For their part, the Palestinians have been unsuccessful in their attempts at securing an independent state, and just recently failed to get the International Criminal Court – which only accepts complaints against states filed by other states – to accept a complaint of theirs against Israel related to Operation Cast Lead. To be sure, at a meeting last Sunday with Israeli doves led by Yossie Beilin, PA President Mahmoud Abbas, according to The Jerusalem Post, said that if Israel did not accept his conditions for talks he might return to the UN to once again seek recognition for Palestinian statehood, but one gets the distinct impression that Mr. Abbas’s heart is not nearly as much into this approach as it was several months ago. And, as the Post noted, such a tactic “seems unlikely, if only because Obama – who worked hard to prevent the notion from gaining any traction in 2011 – is likely to work even harder to oppose it in September 2012 [when the UN reconvenes], just a few weeks before the November U.S. elections.”

Even the recent, much ballyhooed resolution by the UN Human Rights Council calling for a “fact-finding mission” to investigate the impact of the Jewish settlement movement on Palestinian human rights has fizzled, as did the so-called Global March on Jerusalem in which Palestinians and other Arabs were urged to march on the Israeli capital, and which drew few marchers and scant international attention.

Plainly, the Obama administration’s lack of interest in moving the Palestinian issue forward has had a ripple effect worldwide.

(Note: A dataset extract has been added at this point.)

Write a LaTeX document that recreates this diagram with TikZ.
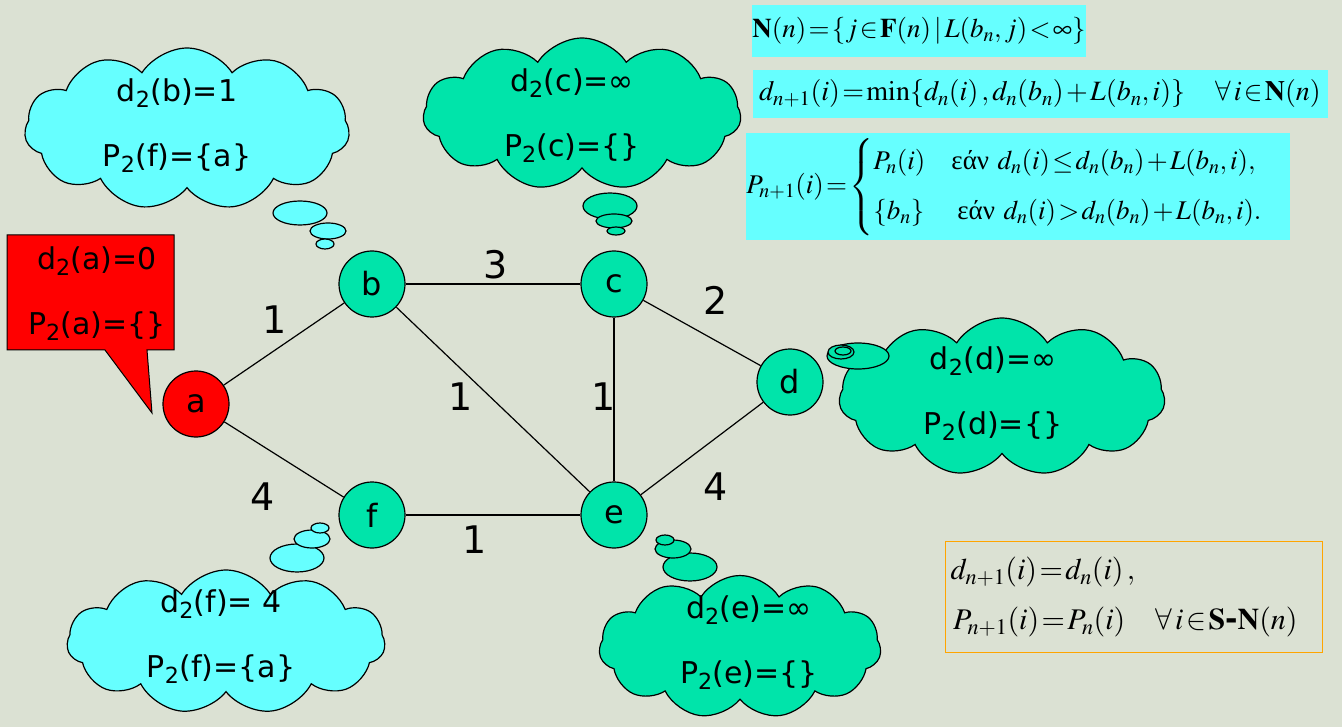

Yet it is inconceivable that the president and all those who were so bent on negotiations would have suddenly lost interest as a matter of principle. Rather, it is likely that the upcoming U.S. election is driving events, with everyone following the lead of an anxious president – a president who is putting negotiations on the back burner until he no longer has to go before the voters. As we’ve noted in the past, President Obama, despite declaring his “rock solid” commitment to Israel’s security, says nothing about its retention of population centers in the West Bank. And even that stated commitment to Israel’s security is hardly written in stone.